Associate Professor of Education and Senior Research Associate in the Center for the Study of Higher Education
Associate Professor and Director of First-Year Engineering in the Department of Engineering Education
Apples and Oranges? A Proposed Research Design to Examine the Correspondence Between Two Measures of Engineering Learning
Abstract
In 2004, ABET commissioned Engineering Change, a study of the impact of Engineering Criteria 2000 (EC2000) on the preparation of undergraduates for careers in engineering. One legacy of that study is a database of EC2000-specific self-reported student learning outcomes at 40 institutions, including precollege characteristics and engineering program outcomes for more than 4,300 graduates of the class of 2004. A second dataset, the Multiple-Institution Database for Investigating Engineering Longitudinal Development (MIDFIELD), compiles institutional data, including demographic and academic transcript records and Fundamentals of Engineering (FE) scores, from nine universities from 1987-2005. In this paper, we propose a design to combine data from the two databases to assess the correspondence between the self-reported student learning outcome measures in the Engineering Change study and the MIDFIELD dataset's information on program-level performance on the FE examination, the only objective test of students’ engineering knowledge.
Introduction
Throughout its history, U.S. higher education has been mindful of questions about educational quality and institutional accountability. Formal accreditation mechanisms emerged in the early 20th century. Although the public has periodically engaged in these discussions, those who fund higher education – state and federal government, business and industry, and philanthropic foundations – have wielded the greatest influence.1 Financial accountability is a dimension of these concerns, but the evaluation and assessment of educational effectiveness has emerged over the past two decades as an important corollary.

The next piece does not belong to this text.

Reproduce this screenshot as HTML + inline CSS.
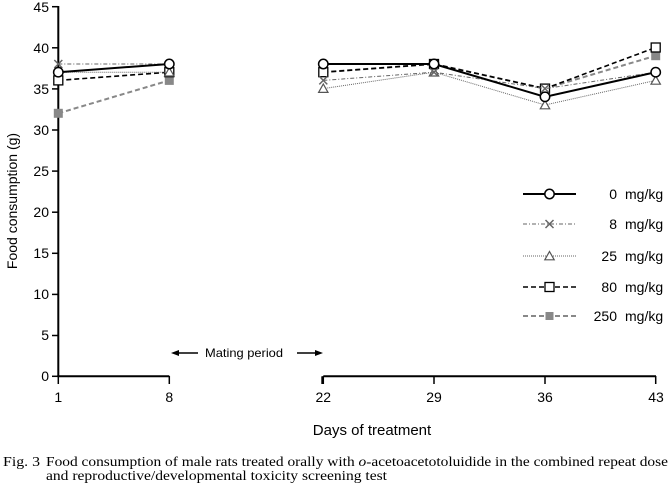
<!DOCTYPE html>
<html><head><meta charset="utf-8"><style>
html,body{margin:0;padding:0;background:#fff;}
svg{display:block;}
text{font-family:"Liberation Sans",sans-serif;}
.serif{font-family:"Liberation Serif",serif;}
</style></head><body>
<svg width="670" height="488" viewBox="0 0 670 488" xmlns="http://www.w3.org/2000/svg">
<!-- axes -->
<g stroke="#000" stroke-width="2" fill="none">
<line x1="58.3" y1="6" x2="58.3" y2="377"/>
<line x1="57.3" y1="376.3" x2="169.3" y2="376.3"/>
<line x1="323.3" y1="376.3" x2="656" y2="376.3"/>
<line x1="322.3" y1="376.3" x2="322.3" y2="384"/>
</g>
<g stroke="#000" stroke-width="1.5">
<line x1="52" y1="6.7" x2="58" y2="6.7"/>
<line x1="52" y1="47.8" x2="58" y2="47.8"/>
<line x1="52" y1="88.9" x2="58" y2="88.9"/>
<line x1="52" y1="130" x2="58" y2="130"/>
<line x1="52" y1="171.1" x2="58" y2="171.1"/>
<line x1="52" y1="212.2" x2="58" y2="212.2"/>
<line x1="52" y1="253.3" x2="58" y2="253.3"/>
<line x1="52" y1="294.4" x2="58" y2="294.4"/>
<line x1="52" y1="335.5" x2="58" y2="335.5"/>
<line x1="52" y1="376.3" x2="58" y2="376.3"/>
<line x1="58.3" y1="376" x2="58.3" y2="384"/>
<line x1="169.3" y1="376" x2="169.3" y2="384"/>
<line x1="323.3" y1="376" x2="323.3" y2="384"/>
<line x1="434" y1="376" x2="434" y2="384"/>
<line x1="545" y1="376" x2="545" y2="384"/>
<line x1="655.7" y1="376" x2="655.7" y2="384"/>
</g>
<g font-size="14" text-anchor="end" fill="#000">
<text x="49" y="12">45</text>
<text x="49" y="53">40</text>
<text x="49" y="94">35</text>
<text x="49" y="135">30</text>
<text x="49" y="176">25</text>
<text x="49" y="217">20</text>
<text x="49" y="258">15</text>
<text x="49" y="299">10</text>
<text x="49" y="340">5</text>
<text x="49" y="381">0</text>
</g>
<g font-size="14" text-anchor="middle" fill="#000">
<text x="58.3" y="402">1</text>
<text x="169.3" y="402">8</text>
<text x="323.3" y="402">22</text>
<text x="434" y="402">29</text>
<text x="545" y="402">36</text>
<text x="656" y="402">43</text>
</g>
<text x="372" y="435" font-size="15" text-anchor="middle">Days of treatment</text>
<text transform="translate(17,201) rotate(-90)" font-size="14" text-anchor="middle">Food consumption (g)</text>
<!-- mating period -->
<text x="244" y="357" font-size="12" text-anchor="middle" textLength="78" lengthAdjust="spacingAndGlyphs">Mating period</text>
<g stroke="#000" stroke-width="1.5" fill="#000">
<line x1="176" y1="353" x2="198" y2="353"/>
<polygon points="171,353 179,350 179,356" stroke="none"/>
<line x1="297" y1="353" x2="318" y2="353"/>
<polygon points="323,353 315,350 315,356" stroke="none"/>
</g>
<!-- 250 mg/kg -->
<g stroke="#888" stroke-width="2" stroke-dasharray="5,3" fill="none">
<polyline points="58.3,113.3 169.3,80.4"/>
<polyline points="323.3,72.2 434,64.0 545,88.6 655.7,55.7"/>
</g>
<g fill="#888">
<rect x="53.8" y="108.8" width="9" height="9"/>
<rect x="164.8" y="75.9" width="9" height="9"/>
<rect x="318.8" y="67.7" width="9" height="9"/>
<rect x="429.5" y="59.5" width="9" height="9"/>
<rect x="540.5" y="84.1" width="9" height="9"/>
<rect x="651.2" y="51.2" width="9" height="9"/>
</g>
<!-- 80 mg/kg -->
<g stroke="#000" stroke-width="1.6" stroke-dasharray="5,3" fill="none">
<polyline points="58.3,80.4 169.3,72.2"/>
<polyline points="323.3,72.2 434,64.0 545,88.6 655.7,47.5"/>
</g>
<g fill="#fff" stroke="#000" stroke-width="1.3">
<rect x="53.8" y="75.9" width="9" height="9"/>
<rect x="164.8" y="67.7" width="9" height="9"/>
<rect x="318.8" y="67.7" width="9" height="9"/>
<rect x="429.5" y="59.5" width="9" height="9"/>
<rect x="540.5" y="84.1" width="9" height="9"/>
<rect x="651.2" y="43" width="9" height="9"/>
</g>
<!-- 25 mg/kg -->
<g stroke="#666" stroke-width="1" stroke-dasharray="1,1" fill="none">
<polyline points="58.3,72.2 169.3,72.2"/>
<polyline points="323.3,88.6 434,72.2 545,105 655.7,80.4"/>
</g>
<g fill="#fff" stroke="#555" stroke-width="1.2">
<polygon points="169.3,67.7 174,76 164.6,76"/>
<polygon points="323.3,84 328,92.4 318.6,92.4"/>
<polygon points="434,67.7 438.7,76 429.3,76"/>
<polygon points="545,100.5 549.7,108.8 540.3,108.8"/>
<polygon points="655.7,75.9 660.4,84.2 651,84.2"/>
</g>
<!-- 8 mg/kg -->
<g stroke="#666" stroke-width="1" stroke-dasharray="4,2,1,2" fill="none">
<polyline points="58.3,64.0 169.3,64.0"/>
<polyline points="323.3,80.4 434,72.2 545,88.6 655.7,72.2"/>
</g>
<g stroke="#666" stroke-width="1.5" fill="none">
<path d="M54.3,60 L62.3,68 M62.3,60 L54.3,68"/>
<path d="M319.3,76.4 L327.3,84.4 M327.3,76.4 L319.3,84.4"/>
<path d="M430,68.2 L438,76.2 M438,68.2 L430,76.2"/>
<path d="M541,84.6 L549,92.6 M549,84.6 L541,92.6"/>
</g>
<!-- 0 mg/kg -->
<g stroke="#000" stroke-width="2" fill="none">
<polyline points="58.3,72.2 169.3,64.0"/>
<polyline points="323.3,64.0 434,64.0 545,96.8 655.7,72.2"/>
</g>
<g fill="#fff" stroke="#000" stroke-width="1.5">
<circle cx="58.3" cy="72.2" r="4.7"/>
<circle cx="169.3" cy="64.0" r="4.7"/>
<circle cx="323.3" cy="64.0" r="4.7"/>
<circle cx="434" cy="64.0" r="4.7"/>
<circle cx="545" cy="96.8" r="4.7"/>
<circle cx="655.7" cy="72.2" r="4.7"/>
</g>
<!-- legend -->
<g fill="none">
<line x1="523" y1="194" x2="576" y2="194" stroke="#000" stroke-width="2"/>
<circle cx="549.5" cy="194" r="4.7" fill="#fff" stroke="#000" stroke-width="1.5"/>
<line x1="523" y1="224" x2="576" y2="224" stroke="#666" stroke-width="1" stroke-dasharray="4,2,1,2"/>
<path d="M545.5,220 L553.5,228 M553.5,220 L545.5,228" stroke="#666" stroke-width="1.5"/>
<line x1="523" y1="256" x2="576" y2="256" stroke="#666" stroke-width="1" stroke-dasharray="1,1"/>
<polygon points="549.5,251.5 554.2,259.8 544.8,259.8" fill="#fff" stroke="#555" stroke-width="1.2"/>
<line x1="523" y1="287" x2="576" y2="287" stroke="#000" stroke-width="1.6" stroke-dasharray="5,3"/>
<rect x="545" y="282.5" width="9" height="9" fill="#fff" stroke="#000" stroke-width="1.3"/>
<line x1="523" y1="316" x2="576" y2="316" stroke="#888" stroke-width="2" stroke-dasharray="5,3"/>
<rect x="545" y="311.5" width="9" height="9" fill="#888" stroke="#fff" stroke-width="1"/>
</g>
<g font-size="14" fill="#000">
<g text-anchor="end">
<text x="617" y="199">0</text>
<text x="617" y="229">8</text>
<text x="617" y="261">25</text>
<text x="617" y="292">80</text>
<text x="617" y="321">250</text>
</g>
<text x="625" y="199">mg/kg</text>
<text x="625" y="229">mg/kg</text>
<text x="625" y="261">mg/kg</text>
<text x="625" y="292">mg/kg</text>
<text x="625" y="321">mg/kg</text>
</g>
<!-- caption -->
<g class="serif" font-size="14" fill="#000">
<text x="3" y="466" class="serif" textLength="37" lengthAdjust="spacingAndGlyphs">Fig. 3</text>
<text x="46" y="466" class="serif" textLength="622" lengthAdjust="spacingAndGlyphs">Food consumption of male rats treated orally with <tspan font-style="italic">o</tspan>-acetoacetotoluidide in the combined repeat dose</text>
<text x="46" y="480" class="serif" textLength="341" lengthAdjust="spacingAndGlyphs">and reproductive/developmental toxicity screening test</text>
</g>
</svg>
</body></html>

The current period of emphasis on accountability in the U.S. began in the 1980s and is roughly contemporaneous with expressions of heightened concern about the quality of engineering education programs and practices. The pressure for greater accountability, and the national conversations about the appropriate metrics for judging and ensuring educational quality that ensued, influenced the policy context for these discussions and the deliberations of accreditors. The Council for Higher Education Accreditation (CHEA), which recognizes individual accrediting agencies, now endorses assessment of student learning outcomes as one dimension of accreditation. Its endorsement, however, followed changes in the accreditation criteria in many regional and professional agencies that had already reduced their emphasis on quantitative measures of available resources and mandated that judgments of educational effectiveness be based on measurable outcomes.2 Today, the higher education community generally accepts the need for assessment data to inform decision-making and acknowledges the need for rigorous methods that can provide this information to programs, colleges and universities, accreditation agencies, and state and federal governments.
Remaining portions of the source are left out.